Elle décrit l’événement comme
« une vague collective d’énergie, d’espoir et de détermination face à l’intransigeance, au déni, à l’obscurcissement et à la complicité institutionnels et gouvernementaux, qui nous laissent nombreux dans le désespoir, l’écœurement et l’inconfort. »

La démonstration de drapeaux, pancartes et banderoles fut impressionnante. Mais ce genre d’événement risque de rester symbolique sans suite concrète. Les participants peuvent dire que c’était un tournant, un déclic pour les décideurs. Les marches provoquent des frissons, pas forcément des séismes.
Ce que cette marche a révélé au gouvernement Albanese, c’est qu’il fallait aller au-delà des platitudes prônant l’équilibre et rejetant la colère. Ses stratèges politiques en auront pris note.

Dans une certaine mesure, la manifestation a probablement encouragé Canberra à approuver une aide humanitaire supplémentaire de 20 millions de dollars australiens pour Gaza.

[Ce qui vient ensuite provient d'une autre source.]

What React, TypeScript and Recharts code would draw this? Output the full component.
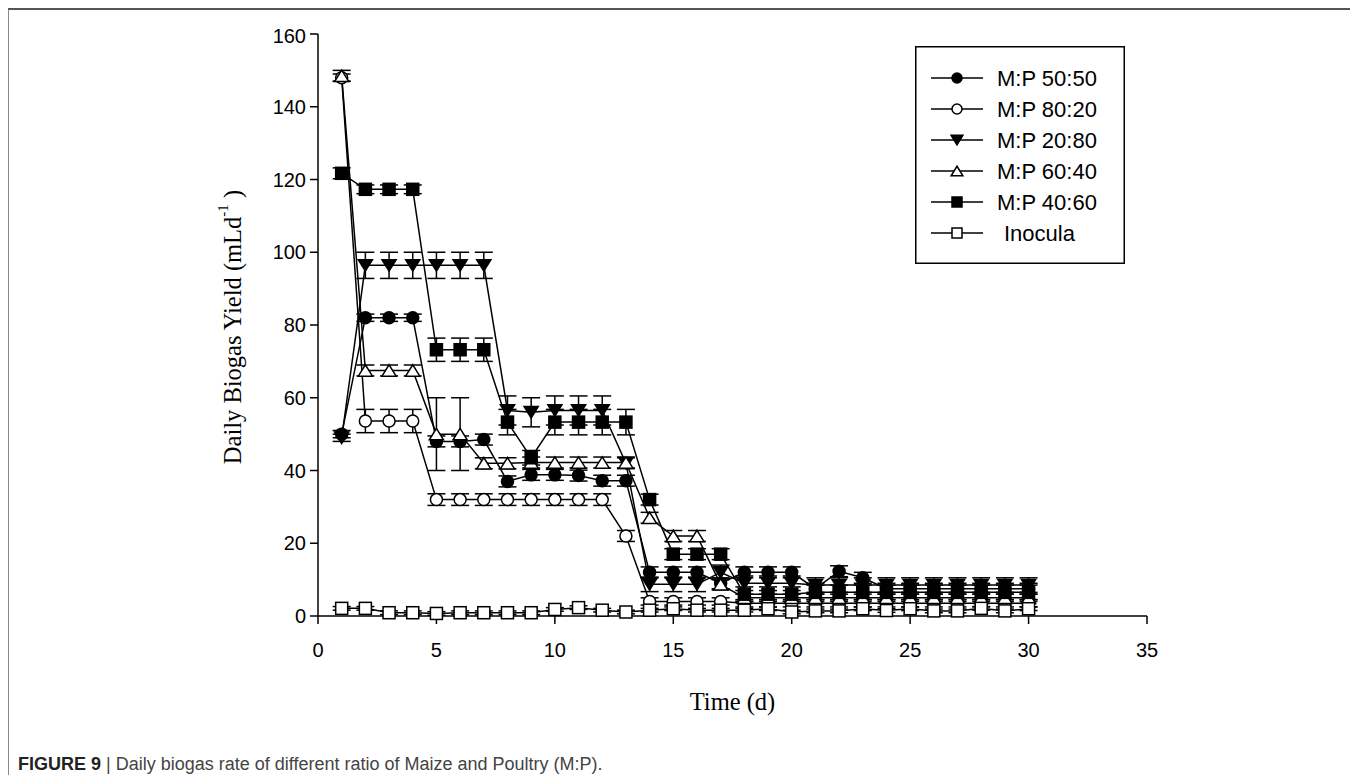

Mais les sceptiques endurcis restent, à commencer par Chris Minns lui-même. Pour le Premier ministre de l’État, les citoyens auraient certainement mieux à faire que de se soucier et de se révolter en public contre des drames humanitaires dans des conflits lointains. Il préfère penser aux conséquences économiques :

« On ne peut pas fermer le pont tous les week-ends. »
Et pour aggraver les choses, il a publiquement déclaré que la possibilité d’une loi interdisant les manifestations sur le Harbour Bridge n’était pas écartée.
Une conclusion tristement prévisible.